Transformation
Wie wirken die Umbrüche von 1989 bis in die Gegenwart nach? Welche Gemeinsamkeiten hatten die Transformationsprozesse in Ostdeutschland mit den Staaten Mittel- und Osteuropas? Wie wirken diese Veränderungen bis heute nach, welche Ambivalenzen und Herausforderungen brachten sie mit sich? Diese Fragen wurden während der internationalen Tagung "1989 und die Zukunft Europas - Ambivalenzen und Herausforderungen demokratischer Transformation in Mittel- und Osteuropa" vom 5. bis 7. Juli in der Berlin-Brandenburgischen Akademie der Wissenschaften diskutiert.
Ausgerichtet vom Imre Kertesz Kolleg der Universität Jena und gefördert vom Beauftragten der Bundesregierung für Ostdeutschland kamen über drei Tage Wissenschaftlerinnen und Wissenschaftler, Politiker, Vertreterinnen und Vertreter aus Medien und Zivilgesellschaft zusammen, um auf verschiedenen Podien und mit Vorträgen den Systemumbrüchen von 1989 mit Blick auf ihre Langzeitwirkungen bis heute auf den Grund zu gehen.

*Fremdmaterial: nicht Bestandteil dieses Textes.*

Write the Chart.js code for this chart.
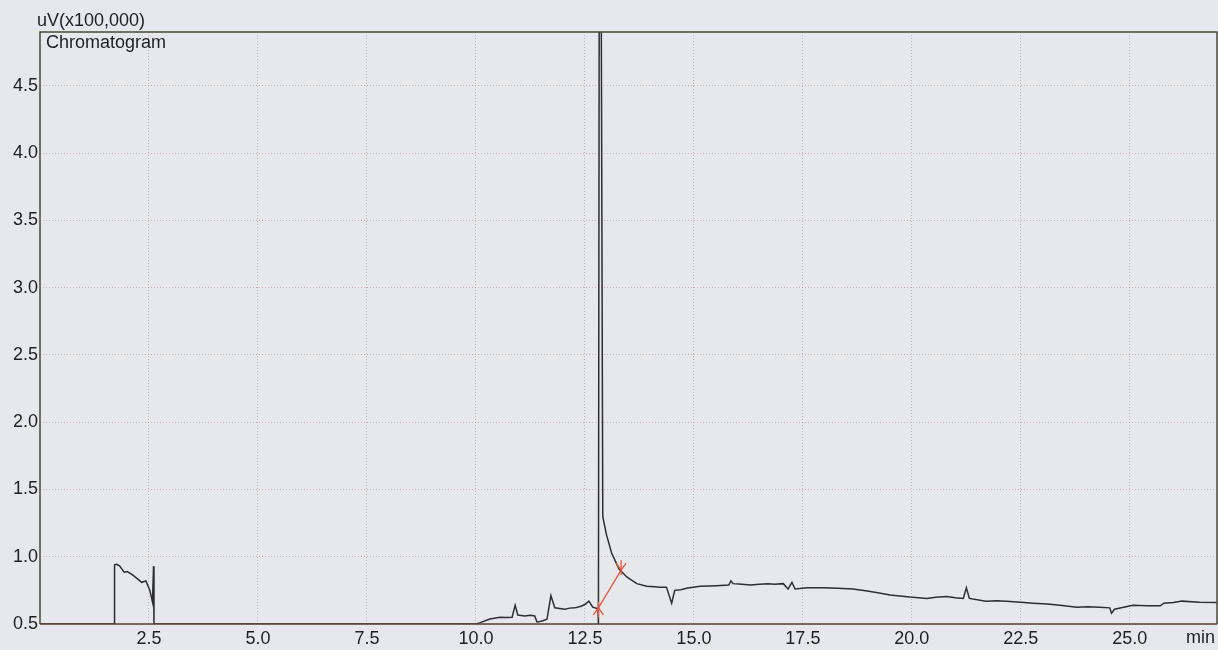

Die Tagung versuchte, Fehler und daraus resultierende Fehlentwicklungen zu analysieren und daraus den Blick auf die heutige Situation zu lenken. Welche unterschiedlichen Erwartungen bestehen an die Zukunft, wie erklärt sich ein zunehmend autoritärer Populismus in vielen Ländern weltweit, welche Rolle spielen Gewalterfahrungen, welche Bedeutung haben die mit der Wiedervereinigung einhergehenden Umbrüche heute noch, unterschätzen wir noch immer die mit der EU-Ostweiterung in Richtung Osten verschobene politische Tektonik Europas, und vor allem: wohin entwickelt sich Europa nach dem russischen Überfall auf die Ukraine?
Carsten Schneider, Beauftragter der Bundesregierung für Ostdeutschland, in seiner Eröffnungsrede: „Die europäische Tektonik hat sich am 24. Februar 2022 gravierend verschoben. Der barbarische Krieg Russlands gegen die Ukraine bedeutet für Europa eine Zeitenwende. Wir können und werden nicht einfach zur Tagesordnung übergehen. Wir brauchen Raum für Austausch und für Verständigung. Wie konnte es dazu kommen? Welche Rolle haben wir als Europäer gespielt? Was lernen wir daraus für unsere gemeinsame europäische Zukunft?“.
Fokus auf Systemumbrüchen nach 1989
Die Tagung war ein erster Baustein zum Aufbau des internationalen Netzwerks für das im kommenden Jahr zu gründende 'Zukunftszentrum für Deutsche Einheit und Europäische Transformation'. Im Mittelpunkt der Diskussionen standen Systemumbrüche nach 1989 aus politikwissenschaftlicher, ökonomischer, rechtlicher und kultureller Sicht. Der Blick aus Deutschland wurde ergänzt durch Perspektiven aus Polen, der Ukraine, der Tschechischen Republik, Russland, Frankreich und den USA. Zu den namhaften Diskutantinnen und Diskutanten gehörten Irina Sherbakova (Mitbegründerin von Memorial, Russland), Piotr Stasiński (Gazeta Wyborcza, Polen), Anne Rabe (Schriftstellerin, Deutschland), Michael Werz (Politikwissenschaftler und -berater, USA), Steffen Mau (Soziologe, Deutschland) oder Raphael Gross (Historiker, Deutschland). Kultureller Höhepunkt war die Lesung der Ingeborg-Bachmann-Preisträgerin Tanja Maljartschuk, die als im Exil lebende Ukrainerin, nicht müde wird, über ihre Heimat zu schreiben und darüber, was der Krieg mit Menschen anrichtet.
Offener Dialog und Austausch notwendig
Das sich aus den drei Tagungstagen ergebene Bild war komplex, zeigte die Notwendigkeit eines breiten und vor allem langfristigen politischen Herangehens und beförderte ein tiefgreifendes gegenseitiges Verständnis für die aktuellen Herausforderungen Europas. Im Ergebnis zeigte sich, dass ein permanter und offener Dialog, kontroverse Debatten auf historischer Basis, und ein lebendiger und zugewandter Austausch als Grundpfeiler einer funktionierenden und sich immer wieder neu austarierenden europäischen Ordnung zentral notwendig sind. Solche Debatten sollen mit dem Zukunftszentrum einen permanenten Ort bekommen und das Zentrum selbst ein wichtiger Vernetzungspartner insbesondere auch im europäischen Raum mit vergleichbaren Institutionen in anderen Ländern für solche Diskussionen werden.